[Task statement] Leave out the images and repeat the listing below without a single change.

[Provided data]
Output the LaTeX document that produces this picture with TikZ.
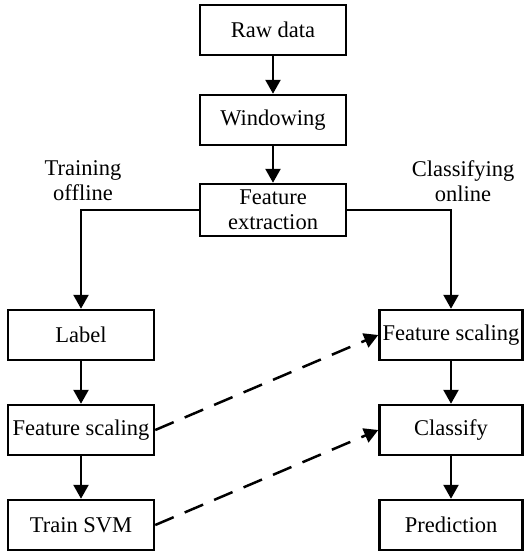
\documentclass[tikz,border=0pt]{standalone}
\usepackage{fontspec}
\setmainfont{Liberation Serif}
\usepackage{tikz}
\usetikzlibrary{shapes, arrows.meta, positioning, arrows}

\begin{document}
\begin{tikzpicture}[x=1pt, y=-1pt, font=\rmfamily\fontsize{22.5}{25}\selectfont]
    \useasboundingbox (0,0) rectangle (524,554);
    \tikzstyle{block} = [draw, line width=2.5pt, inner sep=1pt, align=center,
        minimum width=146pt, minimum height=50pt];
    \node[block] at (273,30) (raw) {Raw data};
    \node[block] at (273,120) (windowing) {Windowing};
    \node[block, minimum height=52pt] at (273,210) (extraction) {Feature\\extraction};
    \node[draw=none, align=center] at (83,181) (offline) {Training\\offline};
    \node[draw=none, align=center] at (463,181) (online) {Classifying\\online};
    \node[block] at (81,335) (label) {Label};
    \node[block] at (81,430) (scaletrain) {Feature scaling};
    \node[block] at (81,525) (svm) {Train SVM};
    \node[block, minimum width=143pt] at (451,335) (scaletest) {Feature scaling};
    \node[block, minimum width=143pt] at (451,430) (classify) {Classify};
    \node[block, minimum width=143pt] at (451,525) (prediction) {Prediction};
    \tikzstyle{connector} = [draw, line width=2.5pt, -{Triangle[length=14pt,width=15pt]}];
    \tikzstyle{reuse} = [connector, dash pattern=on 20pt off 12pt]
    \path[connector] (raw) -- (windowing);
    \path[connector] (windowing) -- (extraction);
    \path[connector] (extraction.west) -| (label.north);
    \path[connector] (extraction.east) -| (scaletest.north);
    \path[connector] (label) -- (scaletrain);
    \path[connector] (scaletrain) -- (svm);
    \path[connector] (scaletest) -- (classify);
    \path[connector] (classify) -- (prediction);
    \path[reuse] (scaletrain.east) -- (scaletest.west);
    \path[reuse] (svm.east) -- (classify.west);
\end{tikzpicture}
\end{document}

[Correct response]
Output the LaTeX document that produces this picture with TikZ.
\documentclass[tikz,border=0pt]{standalone}
\usepackage{fontspec}
\setmainfont{Liberation Serif}
\usepackage{tikz}
\usetikzlibrary{shapes, arrows.meta, positioning, arrows}

\begin{document}
\begin{tikzpicture}[x=1pt, y=-1pt, font=\rmfamily\fontsize{22.5}{25}\selectfont]
    \useasboundingbox (0,0) rectangle (524,554);
    \tikzstyle{block} = [draw, line width=2.5pt, inner sep=1pt, align=center,
        minimum width=146pt, minimum height=50pt];
    \node[block] at (273,30) (raw) {Raw data};
    \node[block] at (273,120) (windowing) {Windowing};
    \node[block, minimum height=52pt] at (273,210) (extraction) {Feature\\extraction};
    \node[draw=none, align=center] at (83,181) (offline) {Training\\offline};
    \node[draw=none, align=center] at (463,181) (online) {Classifying\\online};
    \node[block] at (81,335) (label) {Label};
    \node[block] at (81,430) (scaletrain) {Feature scaling};
    \node[block] at (81,525) (svm) {Train SVM};
    \node[block, minimum width=143pt] at (451,335) (scaletest) {Feature scaling};
    \node[block, minimum width=143pt] at (451,430) (classify) {Classify};
    \node[block, minimum width=143pt] at (451,525) (prediction) {Prediction};
    \tikzstyle{connector} = [draw, line width=2.5pt, -{Triangle[length=14pt,width=15pt]}];
    \tikzstyle{reuse} = [connector, dash pattern=on 20pt off 12pt]
    \path[connector] (raw) -- (windowing);
    \path[connector] (windowing) -- (extraction);
    \path[connector] (extraction.west) -| (label.north);
    \path[connector] (extraction.east) -| (scaletest.north);
    \path[connector] (label) -- (scaletrain);
    \path[connector] (scaletrain) -- (svm);
    \path[connector] (scaletest) -- (classify);
    \path[connector] (classify) -- (prediction);
    \path[reuse] (scaletrain.east) -- (scaletest.west);
    \path[reuse] (svm.east) -- (classify.west);
\end{tikzpicture}
\end{document}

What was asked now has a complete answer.